A dwelling, rather than a castle, 'Auchruglen' is shown between Windyhill and Corsstree, later Crosstree on John Thomson's map of 1832 The location does not appear to match with the description of the tower as being on an eminence. The 1843-1882 OS map records a dwelling, Auchruglin, located close to the Auchruglin Glen (NS534363) on the west side of the burn. A footbridge over the burn connects this property to farms in the district, such as High Dalloy. By 1895 this property was abandoned, but still named and had been linked by a lane to Crosstrees. Thomas Gebbie of Auchruglen had a single horse recorded in the Farm Tax Rolls 1797–1798. Scotlands Places records Auchruglen was a Cottage, rather than a farm, occupied by a Hugh McInnes and in 1855-57 was the Property of Thomas Brown Esqr Lanfine.

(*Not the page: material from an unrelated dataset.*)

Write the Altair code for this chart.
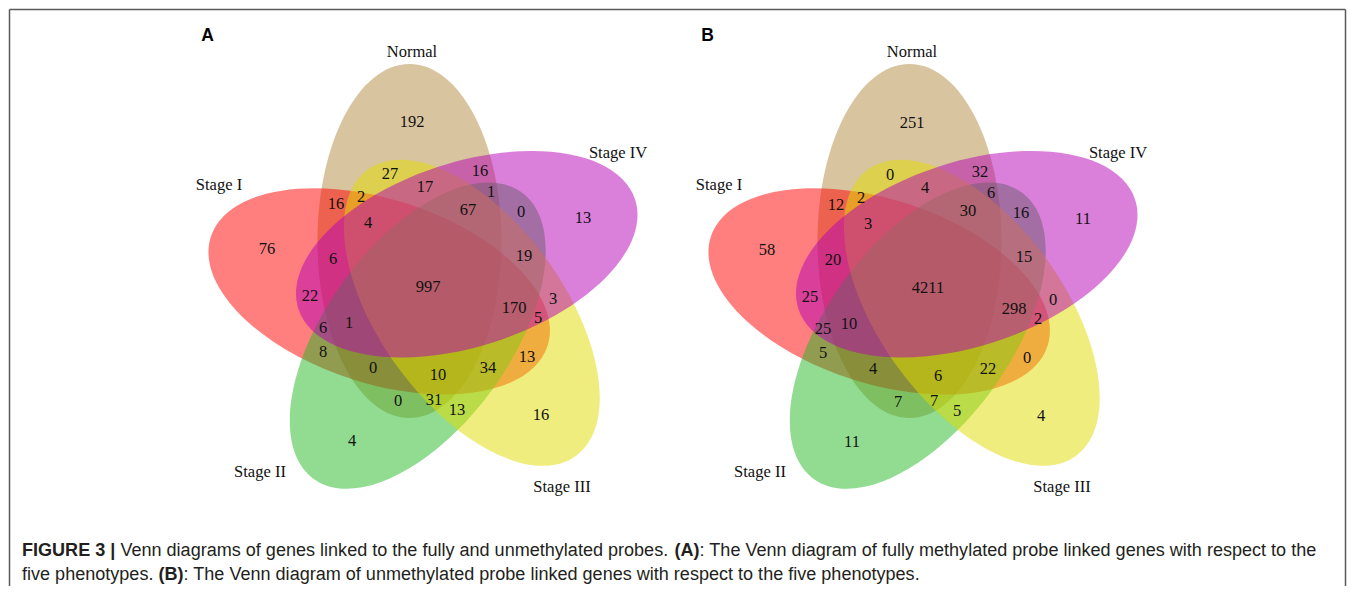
import math
import altair as alt
import pandas as pd

# ---------------- data ----------------
set_names = ["Normal", "Stage I", "Stage II", "Stage III", "Stage IV"]
panel_letters = ["A", "B"]
counts_A = [192, 27, 16, 17, 1, 16, 2, 67, 0, 13, 4, 76, 6, 19, 22, 997,
            3, 170, 5, 6, 1, 8, 13, 0, 34, 10, 0, 31, 13, 16, 4]
counts_B = [251, 0, 32, 4, 6, 12, 2, 30, 16, 11, 3, 58, 20, 15, 25, 4211,
            0, 298, 2, 25, 10, 5, 0, 4, 22, 6, 7, 7, 5, 4, 11]
caption_line1 = [("FIGURE 3 | ", True),
                 ("Venn diagrams of genes linked to the fully and unmethylated probes. ", False),
                 ("(A)", True),
                 (": The Venn diagram of fully methylated probe linked genes with respect to the", False)]
caption_line2 = [("five phenotypes. ", False),
                 ("(B)", True),
                 (": The Venn diagram of unmethylated probe linked genes with respect to the five phenotypes.", False)]

# ---------------- layout / style ----------------
set_colors = ["#B1893D", "#FF0000", "#23B923", "#E2DC00", "#B500B5"]
W, H = 1339, 578
M = 8
panel_dx = [0, 500]
panel_dy = [0, 1]
cx0, cy0 = 429, 287
ring_r = 50
semi_major, semi_minor = 177, 92
base_angle = 113
tilt = 23
region_x = [412, 390, 480, 425, 491, 336, 361, 468, 521, 583, 368, 267, 333, 524, 310,
            428, 553, 514, 538, 323, 349, 323, 527, 373, 488, 438, 398, 434, 457, 541, 352]
region_y = [122, 174, 171, 187, 192, 204, 197, 210, 212, 218, 223, 249, 259, 256, 296,
            287, 299, 308, 318, 328, 323, 352, 357, 368, 368, 375, 401, 400, 410, 415, 441]
label_x = [412, 219, 260, 562, 618]
label_y = [52, 185, 472, 487, 153]
letter_x, letter_y = 207.5, 35.5
cap_x0, cap_right = 22, 1318
cap_y = [551, 575]

serif = "Liberation Serif, Times New Roman, serif"
sans = "Liberation Sans, Arial, Helvetica, sans-serif"

xs = alt.Scale(domain=[M, M + W], nice=False, zero=False)
ys = alt.Scale(domain=[M, M + H], nice=False, zero=False, reverse=True)


def X(f):
    return alt.X(f"{f}:Q", scale=xs, axis=None)


def Y(f):
    return alt.Y(f"{f}:Q", scale=ys, axis=None)


# ellipse shape (unit ellipse, cubic bezier)
k = 0.5523
r = semi_minor / semi_major
def fm(v):
    return f"{v:.4f}"
shape = (f"M 1 0 C 1 {fm(k*r)} {fm(k)} {fm(r)} 0 {fm(r)} "
         f"C {fm(-k)} {fm(r)} -1 {fm(k*r)} -1 0 "
         f"C -1 {fm(-k*r)} {fm(-k)} {fm(-r)} 0 {fm(-r)} "
         f"C {fm(k)} {fm(-r)} 1 {fm(-k*r)} 1 0 Z")

ell_rows = []
order = 0
for p, dx in enumerate(panel_dx):
    for i, name in enumerate(set_names):
        phi = math.radians(base_angle + 72 * i)
        alpha = base_angle + 72 * i - tilt
        ell_rows.append({
            "cx": cx0 + dx + ring_r * math.cos(phi),
            "cy": cy0 - ring_r * math.sin(phi),
            "rot": (-alpha) % 360,
            "color": set_colors[i],
            "ord": order,
        })
        order += 1
ell_df = pd.DataFrame(ell_rows)

ellipses = alt.Chart(ell_df).mark_point(filled=True, opacity=0.5, shape=shape, strokeWidth=0).encode(
    x=X("cx"), y=Y("cy"),
    angle=alt.Angle("rot:Q", scale=None),
    color=alt.Color("color:N", scale=None),
    size=alt.value((2 * semi_major) ** 2),
    order=alt.Order("ord:Q"),
)

num_rows = []
for p, counts in enumerate([counts_A, counts_B]):
    for j, c in enumerate(counts):
        num_rows.append({"x": region_x[j] + panel_dx[p], "y": region_y[j] + panel_dy[p], "t": str(c)})
num_df = pd.DataFrame(num_rows)
numbers = alt.Chart(num_df).mark_text(font=serif, fontSize=16.5, color="#111111",
                                       align="center", baseline="middle").encode(
    x=X("x"), y=Y("y"), text="t:N")

lab_rows = []
for p in range(2):
    for i, name in enumerate(set_names):
        lab_rows.append({"x": label_x[i] + panel_dx[p], "y": label_y[i], "t": name})
lab_df = pd.DataFrame(lab_rows)
labels = alt.Chart(lab_df).mark_text(font=serif, fontSize=16.5, color="#111111",
                                     align="center", baseline="middle").encode(
    x=X("x"), y=Y("y"), text="t:N")

let_df = pd.DataFrame({"x": [letter_x + d for d in panel_dx], "y": [letter_y] * 2, "t": panel_letters})
letters = alt.Chart(let_df).mark_text(font=sans, fontSize=17.5, fontWeight="bold", color="#000000",
                                      align="center", baseline="middle").encode(
    x=X("x"), y=Y("y"), text="t:N")

# caption layout with Arial metrics
AR = {' ': 278, '(': 333, ')': 333, ',': 278, '.': 278, ':': 278, '|': 260,
      'A': 667, 'B': 667, 'F': 611, 'T': 611, 'V': 667,
      'a': 556, 'b': 556, 'c': 500, 'd': 556, 'e': 556, 'f': 278, 'g': 556, 'h': 556,
      'i': 222, 'j': 222, 'k': 500, 'l': 222, 'm': 833, 'n': 556, 'o': 556, 'p': 556,
      'q': 556, 'r': 333, 's': 500, 't': 278, 'u': 556, 'v': 500, 'w': 722, 'x': 500,
      'y': 500, 'z': 500}
AB = {' ': 278, '(': 333, ')': 333, '|': 280, '3': 556, 'A': 722, 'B': 722, 'E': 667,
      'F': 611, 'G': 778, 'I': 278, 'R': 722, 'U': 722}


def em(s, bold):
    tab = AB if bold else AR
    return sum(tab.get(ch, 556) for ch in s) / 1000.0


cap_fs = (cap_right - cap_x0) / sum(em(s, b) for s, b in caption_line1)
cap_rows = []
for li, line in enumerate([caption_line1, caption_line2]):
    xpos = cap_x0
    for s, b in line:
        cap_rows.append({"x": xpos, "y": cap_y[li], "t": s, "bold": b})
        xpos += em(s, b) * cap_fs
cap_df = pd.DataFrame(cap_rows)
cap_reg = alt.Chart(cap_df[~cap_df["bold"]]).mark_text(font=sans, fontSize=cap_fs, color="#231F20",
                                                       align="left", baseline="middle").encode(
    x=X("x"), y=Y("y"), text="t:N")
cap_bold = alt.Chart(cap_df[cap_df["bold"]]).mark_text(font=sans, fontSize=cap_fs, fontWeight="bold",
                                                       color="#231F20", align="left",
                                                       baseline="middle").encode(
    x=X("x"), y=Y("y"), text="t:N")

bx0, by0, bx1, by1 = M + 1.5, M + 1.5, M + W - 1.5, M + H
border_df = pd.DataFrame({"x": [bx0, bx0, bx1], "y": [by0, by0, by0],
                          "x2": [bx0, bx1, bx1], "y2": [by1, by0, by1]})
border = alt.Chart(border_df).mark_rule(color="#5a5a5a", strokeWidth=1.5).encode(
    x=X("x"), y=Y("y"), x2="x2:Q", y2="y2:Q")

chart = alt.layer(border, ellipses, numbers, labels, letters, cap_reg, cap_bold).properties(
    width=W, height=H, padding=0,
    autosize=alt.AutoSizeParams(type="none"),
).configure_view(strokeWidth=0)

chart.save("out.html", embed_options={"renderer": "svg", "actions": False})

The Auchruglin Burn rises East of the Trig [Trigonometrical] Station on Gallow law and flows passed Auchruglin High and Laigh Dalloy before having its confluence with the Irvine Water.

==Cartographic evidence==
Gordon's map of 1636-52 shows an Achinruglan Castle The castle is clearly indicated on an eminence in the old district of Kyle, a short distance from the River Irvine. Timothy Pont and Joan Blaeu's map of 1560-1614 clearly shows the castle of Achinrugglan on the east bank of then Achinrugglan Burn above Dalluy, now Dalloy Farm. Achinrugglan is recorded below Momout, now Molmont Hill and to the east of a water course, on Herman Moll's Ayrshire map of 1745 William Roys 1750s map does not show the castle. An 'Auchen' is marked on the Andrew Armstrong map of 1775. Later maps do not indicate a castle or tower however an 'Auchruglen' is shown between Windyhill and Corsstree, later Crosstree on John Thomson's map of 1832. Lidar mapping suggests a structure close to Mount Pleasant and Crosstrees Farms.

==Historical timeline==

1496 - James Nesbit (1457 to 1514) was granted sasine of Greenholm, Auchenruglane and Sorn as heir to his father.

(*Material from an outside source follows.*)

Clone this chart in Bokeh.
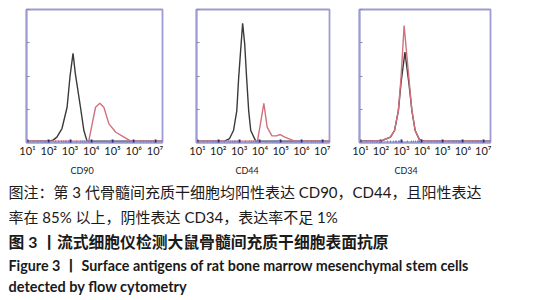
from bokeh.plotting import figure
from bokeh.models import Range1d, FixedTicker, Title, CustomLabelingPolicy
from bokeh.layouts import row, column
from bokeh.embed import file_html
from bokeh.resources import INLINE
from bokeh.core.properties import value
import math

# ---------------- data (x in log10 decades, y = relative cell count) ----------------
decades = [1, 2, 3, 4, 5, 6, 7]
tick_labels = ["10¹", "10²", "10³", "10⁴", "10⁵", "10⁶", "10⁷"]
markers = ["CD90", "CD44", "CD34"]

cd90_ctrl_x = [0.95, 2.0, 2.2, 2.38, 2.62, 2.86, 3.0, 3.14, 3.25, 3.49, 3.65, 3.8, 7.35]
cd90_ctrl_y = [1.0, 1.0, 1.8, 4.0, 10.5, 26.5, 50.0, 67.0, 51.6, 26.5, 9.0, 1.0, 1.0]
cd90_pos_x = [0.95, 3.88, 4.04, 4.2, 4.4, 4.59, 4.83, 5.15, 5.54, 5.86, 7.35]
cd90_pos_y = [1.0, 1.0, 14.0, 26.5, 29.5, 26.5, 14.0, 7.7, 4.0, 1.0, 1.0]

cd44_ctrl_x = [0.95, 2.3, 2.54, 2.73, 2.89, 2.98, 3.17, 3.27, 3.36, 3.46, 3.56, 3.8, 7.35]
cd44_ctrl_y = [1.0, 1.0, 3.0, 9.0, 24.0, 49.0, 89.7, 74.0, 49.0, 24.0, 9.0, 1.0, 1.0]
cd44_pos_x = [0.95, 3.88, 4.0, 4.19, 4.35, 4.58, 4.8, 4.98, 5.2, 5.68, 7.35]
cd44_pos_y = [1.0, 1.0, 11.5, 29.5, 11.5, 5.0, 5.0, 6.0, 4.0, 1.0, 1.0]

cd34_ctrl_x = [0.95, 2.06, 2.46, 2.66, 2.85, 2.98, 3.17, 3.36, 3.51, 3.67, 3.88, 4.12, 7.35]
cd34_ctrl_y = [1.0, 1.5, 4.0, 9.0, 24.0, 45.0, 68.0, 45.0, 24.0, 9.0, 2.0, 1.0, 1.0]
cd34_pos_x = [0.95, 2.06, 2.46, 2.66, 2.85, 2.98, 3.13, 3.36, 3.51, 3.67, 3.88, 4.12, 7.35]
cd34_pos_y = [1.0, 1.5, 4.0, 9.0, 24.0, 49.0, 88.0, 49.0, 24.0, 9.0, 2.0, 1.0, 1.0]

caption_lines = [
    "图注：第 3 代骨髓间充质干细胞均阳性表达 CD90，CD44，且阳性表达",
    "率在 85% 以上，阴性表达 CD34，表达率不足 1%",
    "图 3 丨流式细胞仪检测大鼠骨髓间充质干细胞表面抗原",
    "Figure 3 丨 Surface antigens of rat bone marrow mesenchymal stem cells",
    "detected by flow cytometry",
]

# ---------------- styling ----------------
FRAME = "#9c9cd2"
CTRL = "#3a3a3a"
POS = "#d2707c"
minor = [d + math.log10(k) for d in range(1, 7) for k in range(2, 10)]
no_labels = CustomLabelingPolicy(code="""
    for (const i of Array.from(indices)) { indices.unset(i) }
    return indices
""")


def panel(name, cx, cy, sx, sy, fw, left, right, title_offset):
    p = figure(frame_width=fw, frame_height=133,
               x_range=Range1d(0.95, 7.35), y_range=Range1d(0, 100),
               output_backend="svg", toolbar_location=None,
               min_border_left=left, min_border_right=right,
               min_border_top=9, min_border_bottom=36)
    p.grid.visible = False
    p.outline_line_color = FRAME
    p.outline_line_width = 1.8
    p.line(cx, cy, color=CTRL, line_width=1.4)
    p.line(sx, sy, color=POS, line_width=1.4)

    xa = p.xaxis[0]
    xa.ticker = FixedTicker(ticks=decades, minor_ticks=minor)
    xa.major_label_overrides = {d: l for d, l in zip(decades, tick_labels)}
    xa.major_label_text_font = "Lato"
    xa.major_label_text_font_size = "11px"
    xa.major_label_text_color = "#1a1a1a"
    xa.major_label_standoff = 1
    xa.axis_line_color = FRAME
    xa.axis_line_width = 1.8
    xa.major_tick_in = 3
    xa.major_tick_out = 0
    xa.major_tick_line_color = "#2a2a8a"
    xa.major_tick_line_width = 2
    xa.minor_tick_in = 2
    xa.minor_tick_out = 0
    xa.minor_tick_line_color = "#8080c0"

    ya = p.yaxis[0]
    ya.ticker = FixedTicker(ticks=[0, 25, 50, 75, 100], minor_ticks=[])
    ya.major_label_policy = no_labels
    ya.axis_line_color = FRAME
    ya.axis_line_width = 1.8
    ya.major_tick_in = 3
    ya.major_tick_out = 0
    ya.major_tick_line_color = "#8888aa"

    p.add_layout(Title(text=name, align="left", offset=title_offset, standoff=7,
                       text_font="Lato", text_font_size="9px",
                       text_font_style="normal", text_color="#1a1a1a"), "below")
    return p


p1 = panel(markers[0], cd90_ctrl_x, cd90_ctrl_y, cd90_pos_x, cd90_pos_y, 136, 26, 8, 44)
p2 = panel(markers[1], cd44_ctrl_x, cd44_ctrl_y, cd44_pos_x, cd44_pos_y, 133, 13, 4, 39)
p3 = panel(markers[2], cd34_ctrl_x, cd34_ctrl_y, cd34_pos_x, cd34_pos_y, 131, 13, 80, 35)

cap = figure(width=544, height=122, x_range=Range1d(0, 544), y_range=Range1d(122, 0),
             output_backend="svg", toolbar_location=None,
             min_border_left=0, min_border_right=0, min_border_top=0, min_border_bottom=0)
cap.axis.visible = False
cap.grid.visible = False
cap.outline_line_color = None

cap_y = [12, 37, 62, 86, 107]
fonts = ["Lato, 'Noto Sans CJK SC'"] * 5
sizes = ["15px", "15px", "15.8px", "14.3px", "14.5px"]
styles = ["normal", "normal", "bold", "bold", "bold"]
for t, yy, f, s, st in zip(caption_lines, cap_y, fonts, sizes, styles):
    cap.text(x=[8], y=[yy], text=[t], text_font=value(f), text_font_size=s,
             text_font_style=st, text_baseline="middle", text_align="left",
             text_color="#1a1a1a")

layout = column(row(p1, p2, p3), cap)
open("out.html", "w").write(file_html(layout, INLINE))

1527 circa - The Kennedys are by tradition said to have destroyed Auchruglen Castle by burning in revenge for the murder of the Earl of Cassilis at Prestwick.

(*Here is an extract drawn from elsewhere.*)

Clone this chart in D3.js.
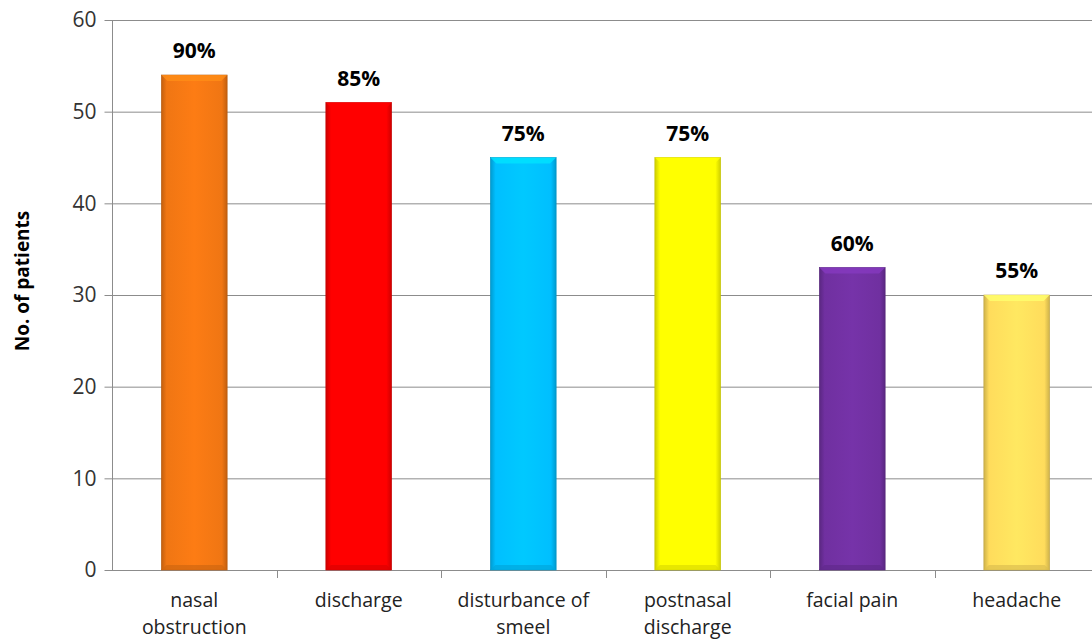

1536 to 1550 - The 40s lands of Auchinruglane were in the care of whoever had the wardship of the two Nisbet daughters.

1553 - Mariota Nisbet and her mother had in 1553 sold Auchinrugland to Hugh Campbell.

1607 - Margaret Nisbet daughter of Alexander Nisbet of Greenholm was the spouse of Hugh Campbell of Auchruglen.

1607 - Elizabeth Gordon was the wife of Matthew Campbell of Batreshill and Hew Campbell of Auchruglen was their eldest son.

1636-52 - Gordon's map of 1636-52 records the location of an Achinruglan Castle.

1560-1614 - Timothy Pont and Joan Blaeu's map clearly shows the castle of Achinrugglan on the east bank of then Achinrugglan Burn above Dalloy Farm.

1745 - Achinrugglan is recorded below Molmont Hill and to the east of a water course, on Herman Moll's Ayrshire map. This is the last clear recording of a castle of that name.

1774 - Margaret Donald was born in Auchruglen on 8 December to Mary Millar.

1775 - An 'Auchen' is marked on the Andrew Armstrong map on the west side of the Auchruglin Burn.

1797-1798 - Thomas Gebbie of Auchruglen had a single horse recorded in the Farm Tax Rolls.

1803 - Nicol Brown Esq held the £100 land of Auchruglen after the death of John Brown (1729-1802).

1832 - A dwelling, rather than a castle, 'Auchruglen' is shown between Windyhill and Crosstree farms, later Crosstree on John Thomson's map.

1845 - The Statistical Account states that the old castle is supposed to have been destroyed by fire about 350 years before, making the event in around 1500.

1843-1882 - The first OS map records a dwelling, Auchruglin, located close to the Auchruglin Glen (NS534363) on the west side of the burn.

1855-1857 - Auchruglen was a Cottage, rather than a farm, occupied by a Hugh McInnes and was the Property of Thomas Brown Esqr Lanfine.

1895 - The Auchruglin property was abandoned, but still named and had been linked by a lane to Crosstrees.